Red Alert: Our Line of March, Driving the Second Phase of South Africa's Transition to Democracy
Ninety-two years of communist proud and heroic struggle
This week our Party, the South African Communist Party (SACP) - formerly the Communist Party of South Africa (CPSA) between 1921 and 1950 - celebrates its 92nd anniversary since its founding in Cape Town on 31 July 1921. Our Party was formed partly as a direct inspiration of the Great October Socialist Revolution in Russia in 1917, though preceded by the formation and existence of the International Socialist League (ISL), formed in 1915. The formation of our Party was occasioned by the coming together of a number of socialist, communist and radical labour groupings inside South Africa, with the ISL at its core, thus constituting the very first Communist Party on the African continent.
This 92nd anniversary comes exactly a year after the conclusion of our highly successful and united 13th Congress held at Ngoye University at Empangeni near Richards Bay. Our clarion call from that Congress was that communists, acting together with their allies in the ANC and COSATU, must take responsibility for the national democratic revolution. This means that, as part of the revolutionary forces of our country, we must take responsibility for both, on the one hand, the advances and victories, as well as, on the other hand, the challenges and weaknesses, in our revolution. As South African communists we must never act as opportunists in our revolution, claiming and boasting about our victories, but behaving as outsiders to the revolution when it comes to its difficulties and problems.
Our 92nd anniversary also comes some seven months after a historic 53rd Conference of the African National Congress in Mangaung.
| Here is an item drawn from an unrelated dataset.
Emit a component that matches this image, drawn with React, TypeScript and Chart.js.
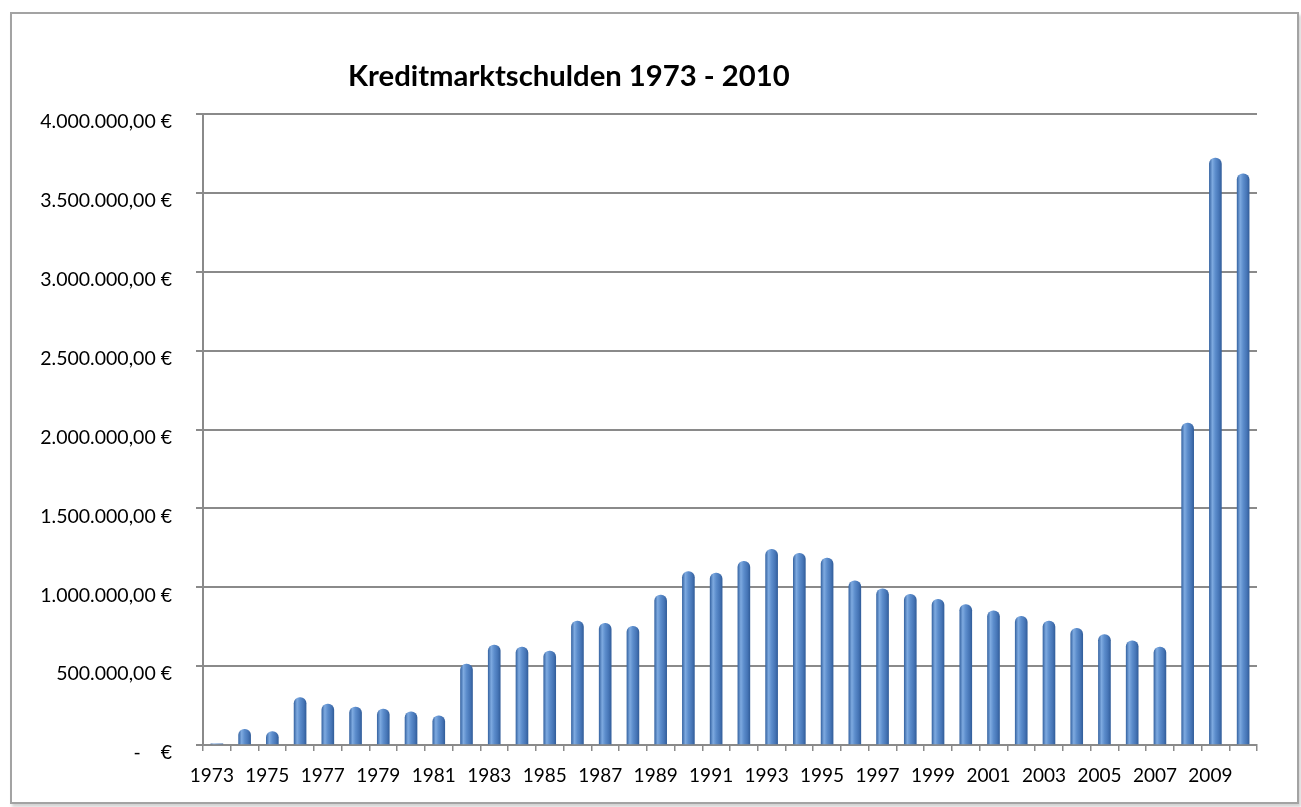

This conference will be marked by, amongst other things, the rolling back and defeat of a tenderpreneuirial tendency, whose objective was an attempt to capture the ANC as an instrument for accumulation for those in leadership position at the direct expense of the principles of our revolution, that of changing the conditions of the majority of our people for the better.
We are justly celebrating 92 years of heroic communist struggle and activism in a period where communists are indeed in all key sites of struggle in the consolidation and deepening of our national democratic revolution. Communists are to be found in the forefront of many mass and workers struggles in broader society - in the trade union movement, in civic struggles, and in progressive NGOs. At the same time communists are to be found inside the state - in parliament, in government and in many other state agencies where they are proudly serving a democratic South Africa to consolidate our revolutionary gains. Communists are living our mantra, that of using both our mass and state power to consolidate our revolution.